For the last three decades glyphosate, and its tank mix partners, has provided effective summer weed control and allowed the implementation of conservation farming techniques, but with glyphosate resistance affecting more and more paddocks, summer fallow management needs to change.
Mark Congreve, senior consultant with ICAN, says that growers are implementing new strategies, not simply to replace glyphosate but to extend its use in their farming system. “Glyphosate has been, and continues to be, the most useful knockdown herbicide available to growers in the summer fallow,” he says. “While still effective in many situations, resistance to this herbicide is becoming increasingly evident and other options need to be built into the summer fallow program.”
“There are two main signs that growers need to look for to detect if their weed populations are becoming more resistant to herbicides,” he says. “The first is to take note of ‘survivor’ weeds – individual weeds that appear unaffected after a spray event that has killed the surrounding weed plants. The second sign is ‘rate creep’. This is where a herbicide is still effective but only when higher and higher rates are applied.”
Growers should not ignore either of these signs, which could indicate changes in the herbicide resistance status of the weed population. Mr Congreve suggests growers should seek agronomic advice and test weeds for their susceptibility to a range of herbicides.
“While waiting for the test results, immediately look for alternative fallow management strategies to those that may have worked in the past but are increasingly less effective,” he says.
Mark Congreve, ICAN senior consultant urges growers to take note of the early signs of glyphosate resistance and to make changes to their fallow management program.
What should I do as a first step, even if there are no definite signs of glyphosate resistance?
Short answer: Do something different. Double-knock, whenever possible. Implement the 2 + 2 + 0 strategy.

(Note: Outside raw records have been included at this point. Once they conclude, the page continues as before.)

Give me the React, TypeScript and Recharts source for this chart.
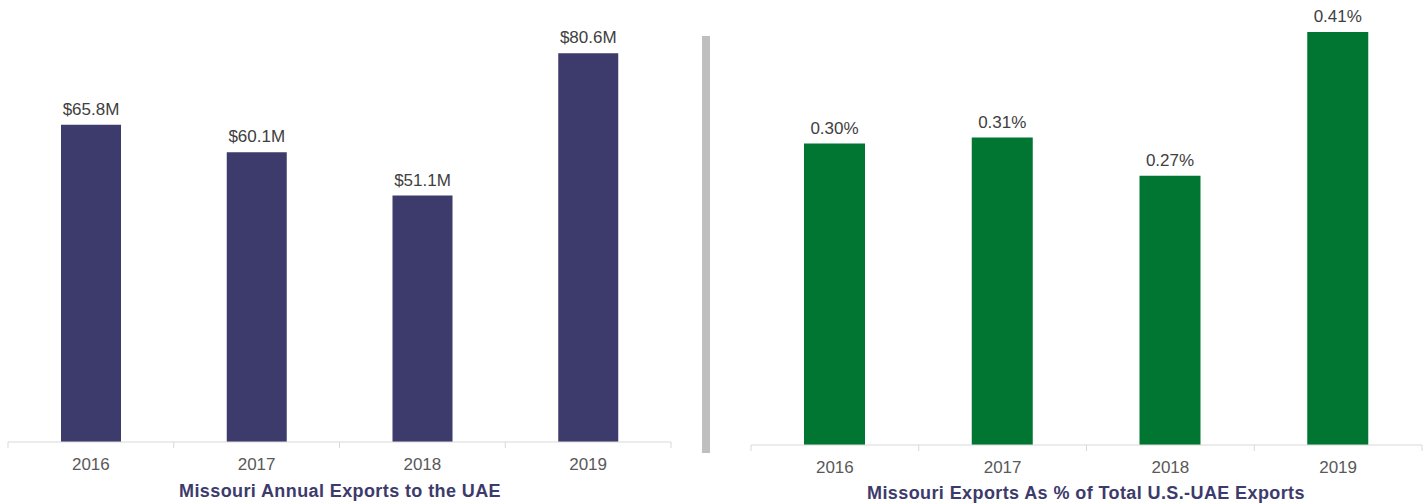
import { BarChart, Bar, XAxis, YAxis, LabelList } from 'recharts';

const years = ['2016', '2017', '2018', '2019'];
const exportsMillions = [65.8, 60.1, 51.1, 80.6];
const shareOfUsUae = [0.3, 0.306, 0.268, 0.411];

const FONT = '"Liberation Sans", Arial, sans-serif';
const NAVY = '#3c3b6b';
const GREEN = '#007632';
const AXIS = '#d9d9d9';

const exportsData = years.map((year, i) => ({ year, value: exportsMillions[i] }));
const shareData = years.map((year, i) => ({ year, value: shareOfUsUae[i] }));

// category tick with boundary tick marks (Excel style) instead of centred ones
function EdgeTick(props: any) {
  const { x, y, payload, index, visibleTicksCount } = props;
  const half = payload.offset || 0;
  const axisY = y - 16;
  const last = index === (visibleTicksCount || 4) - 1;
  return (
    <g>
      <line x1={x - half} y1={axisY} x2={x - half} y2={axisY + 6} stroke={AXIS} />
      {last && <line x1={x + half} y1={axisY} x2={x + half} y2={axisY + 6} stroke={AXIS} />}
      <text x={x} y={y} dy="0.71em" textAnchor="middle" fill="#595959" fontSize={17} fontFamily={FONT}>
        {payload.value}
      </text>
    </g>
  );
}

export default function App() {
  return (
    <div style={{ position: 'fixed', left: 0, top: 0, width: 1427, height: 504, background: '#fff', fontFamily: FONT }}>
      {/* Left: annual exports */}
      <div style={{ position: 'absolute', left: 0, top: 0 }}>
        <BarChart width={700} height={504} data={exportsData} margin={{ top: 8, right: 29, bottom: 0, left: 8 }}>
          <XAxis dataKey="year" height={62} axisLine={{ stroke: AXIS }} tickLine={false} tickSize={6} tickMargin={10} tick={<EdgeTick />} interval={0} />
          <YAxis hide domain={[0, 90]} />
          <Bar dataKey="value" fill={NAVY} barSize={60} isAnimationActive={false}>
            <LabelList
              dataKey="value"
              position="top"
              offset={10}
              fill="#404040"
              fontSize={17}
              fontFamily={FONT}
              formatter={(v: any) => `$${Number(v).toFixed(1)}M`}
            />
          </Bar>
        </BarChart>
      </div>

      {/* divider */}
      <div style={{ position: 'absolute', left: 702, top: 36, width: 8, height: 417, background: '#bfbfbf' }} />

      {/* Right: share of total US-UAE exports */}
      <div style={{ position: 'absolute', left: 700, top: 0 }}>
        <BarChart width={727} height={504} data={shareData} margin={{ top: 23, right: 5, bottom: 0, left: 51 }}>
          <XAxis dataKey="year" height={59} axisLine={{ stroke: AXIS }} tickLine={false} tickSize={6} tickMargin={10} tick={<EdgeTick />} interval={0} />
          <YAxis hide domain={[0, 0.42]} />
          <Bar dataKey="value" fill={GREEN} barSize={61} isAnimationActive={false}>
            <LabelList
              dataKey="value"
              position="top"
              offset={10}
              fill="#404040"
              fontSize={17}
              fontFamily={FONT}
              formatter={(v: any) => `${Number(v).toFixed(2)}%`}
            />
          </Bar>
        </BarChart>
      </div>

      {/* chart titles */}
      <svg width={1427} height={504} style={{ position: 'absolute', left: 0, top: 0, pointerEvents: 'none' }}>
        <text x={340} y={497} textAnchor="middle" fill={NAVY} fontSize={18} fontWeight="bold" letterSpacing={0.4} fontFamily={FONT}>
          Missouri Annual Exports to the UAE
        </text>
        <text x={1086} y={499} textAnchor="middle" fill={NAVY} fontSize={18} fontWeight="bold" letterSpacing={0.4} fontFamily={FONT}>
          Missouri Exports As % of Total U.S.-UAE Exports
        </text>
      </svg>
    </div>
  );
}
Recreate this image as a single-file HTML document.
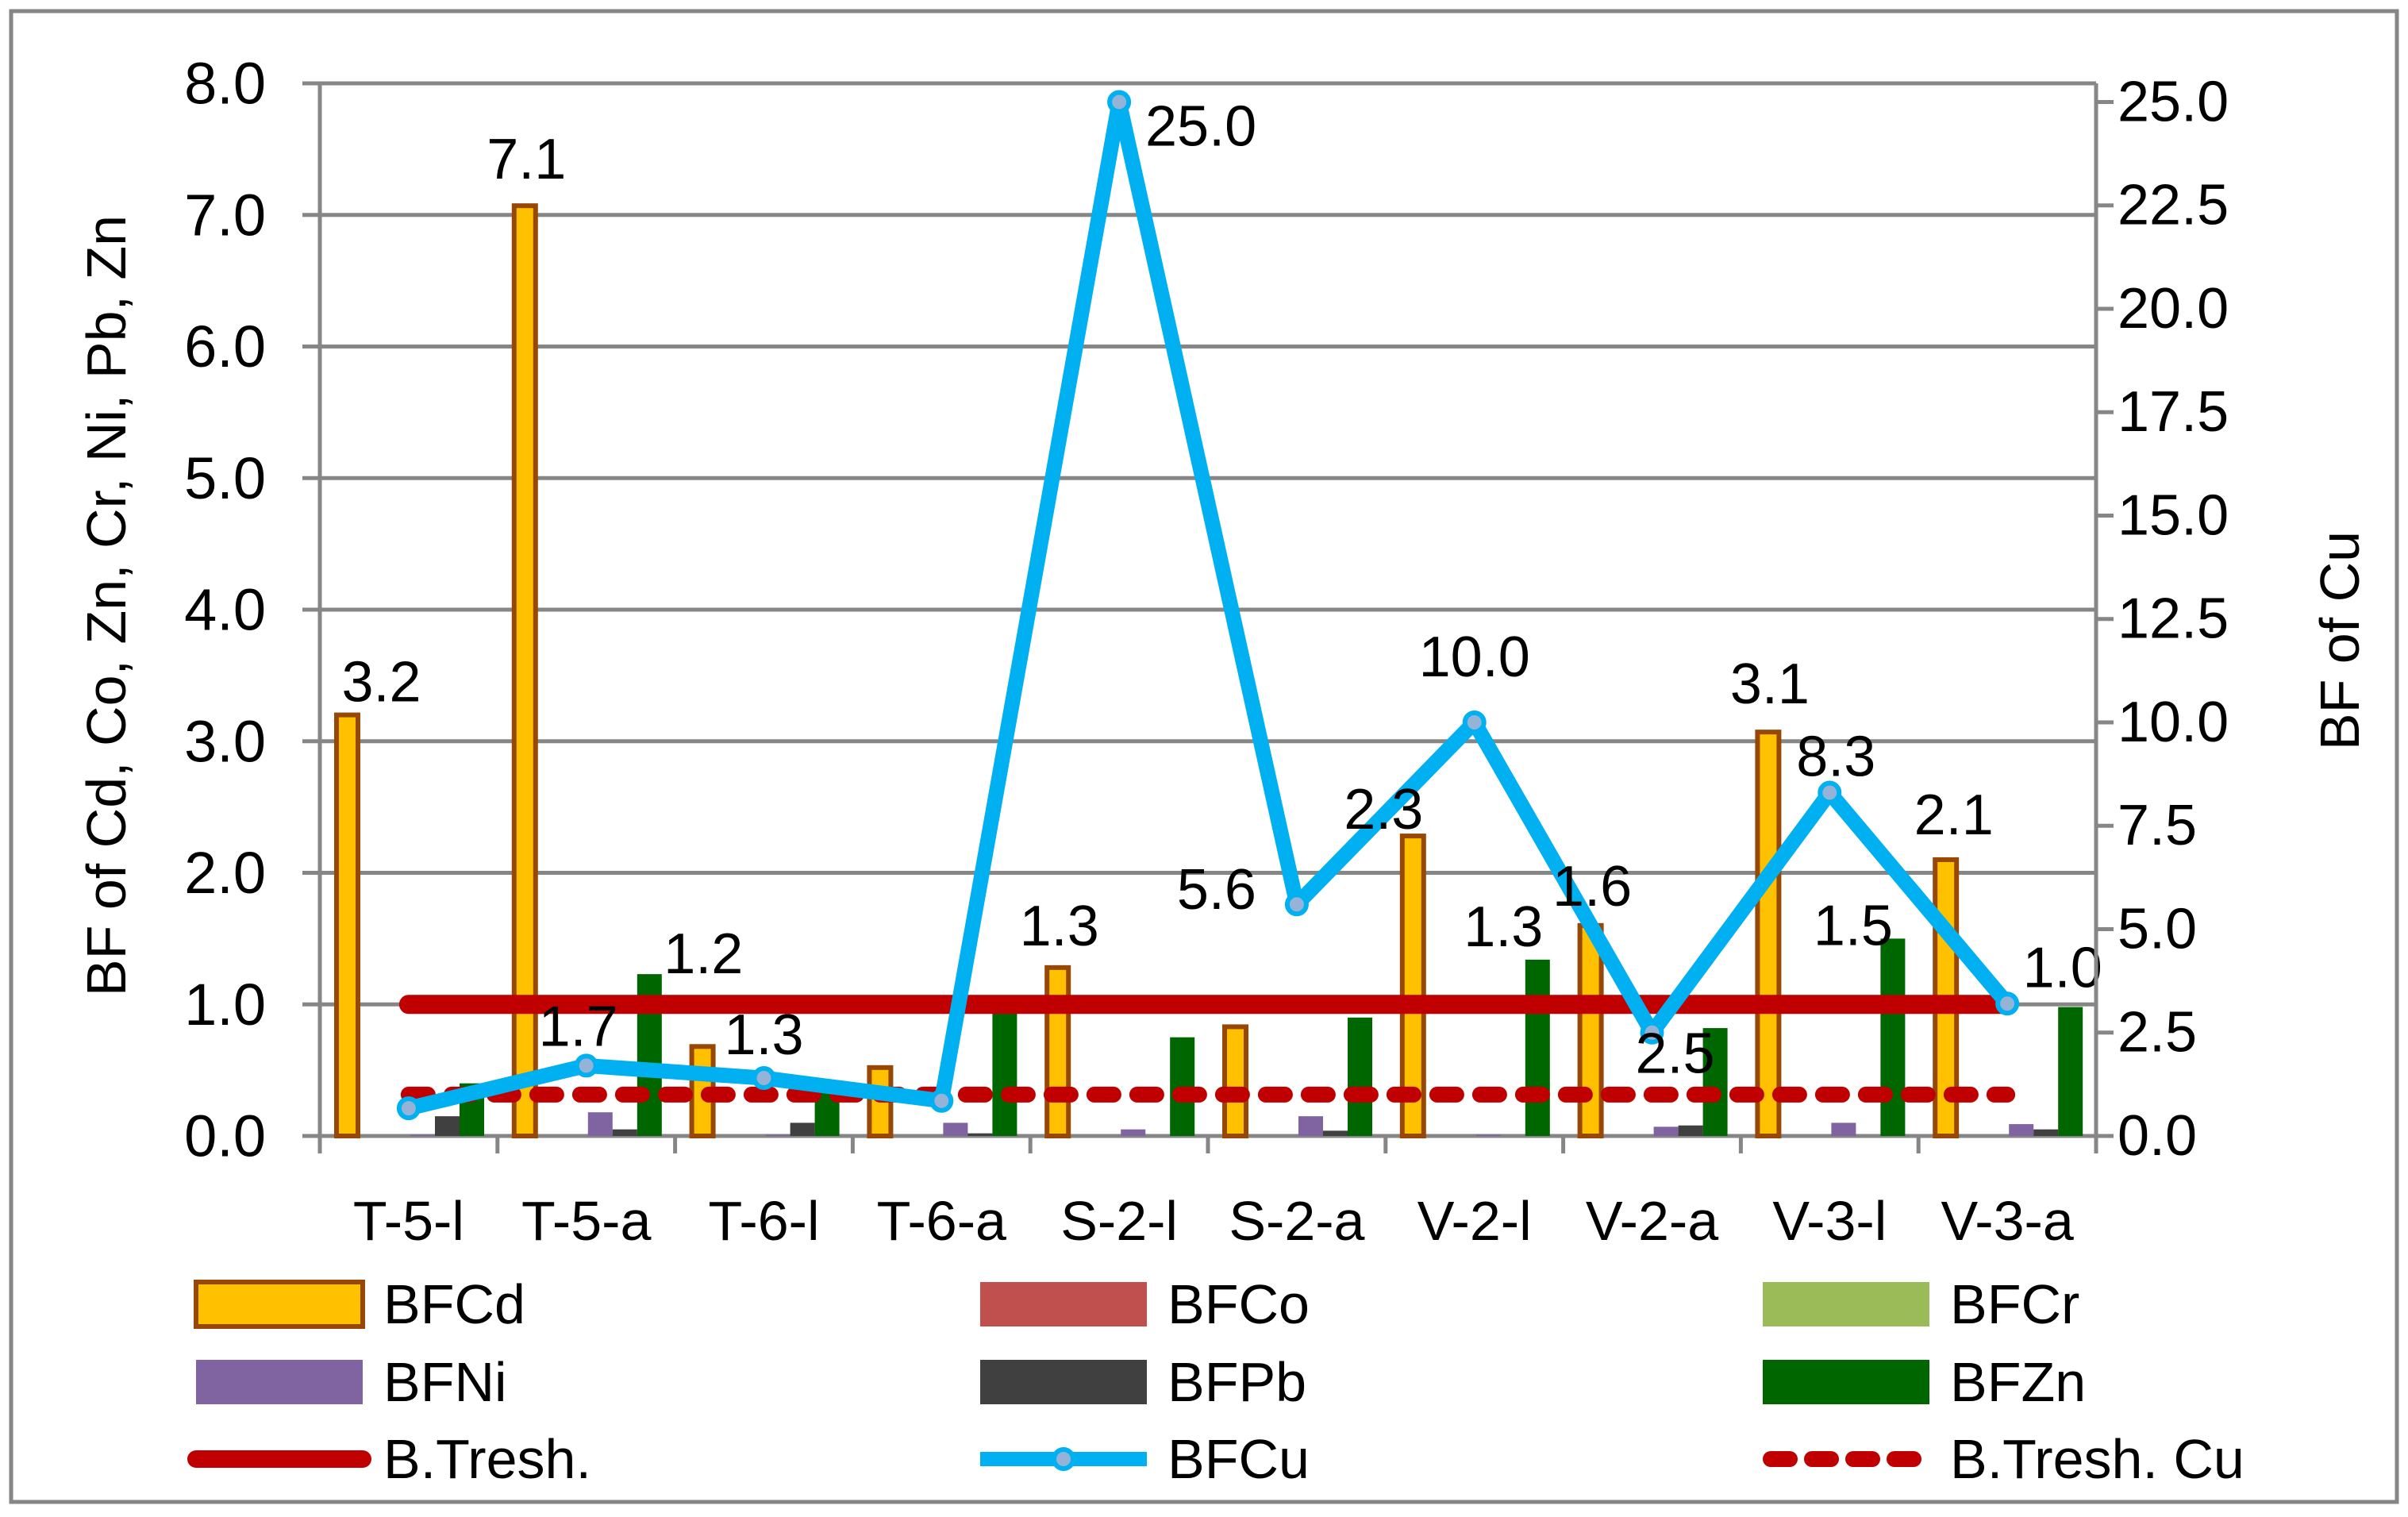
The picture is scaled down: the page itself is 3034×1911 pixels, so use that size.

Longer answer: Herbicide resistance is considered an inevitable part of long-term herbicide use but if weed numbers are kept low and all survivors are removed then resistant weeds can generally be managed. The 2 + 2 + 0 strategy adopted in the cotton industry to support Round-up Ready* technology involves using two non-glyphosate tactics in the crop, two non-glyphosate tactics in the fallow and ensuring there are zero survivors.
Wherever possible use the double-knock combination of two herbicides or a herbicide followed with a non-herbicide tactic (e.g. cultivation), particularly while glyphosate resistance levels are still relatively low.
Are there any other knock-down options for grass weed control in the fallow?
Short answer: Consider using Shogun, a recently registered knock-down herbicide for use in fallow situations.
Longer answer: Shogun (propaquizafop) is a Group A ‘fop’ herbicide. Fops are particularly effective on small grass weeds, however, resistance is likely to develop faster than has occurred with glyphosate. When using Group A herbicides in the fallow it is essential to double-knock to remove any survivors and enable longer term use this herbicide option. This strategy is useful for controlling glyphosate-resistant weeds such as barnyard grass, liverseed grass and feathertop Rhodes grass. It provides an alternative mode of action to glyphosate and can increase the diversity of chemical control options used across the farming system.
Feathertop Rhodes grass is challenging the glyphosate-reliant summer fallow management program on many grains farms.
What knockdown options exist for glyphosate resistant broadleaf weeds such as fleabane or sowthistle?
Short answer: There are a number of Group G and I herbicides registered for these problem weeds. Check product labels for details and timing.
Longer answer: Group I herbicides containing either 2,4-D, fluroxypyr (Starane*), clopyralid (Lontrel*), or picloram (Tordon*) can be effective on one or both of these weeds. If weeds are larger, a double knock will be required for high level control. Clopyralid and picloram based products also give residual control of fleabane.
Group G herbicides containing flumioxazin (Valor*) or saflufenacil (Sharpen*) are also effective on one or both species. As they are contact herbicides they perform better when applied to very small weeds, ideally when used in a tank mix with either glyphosate or paraquat.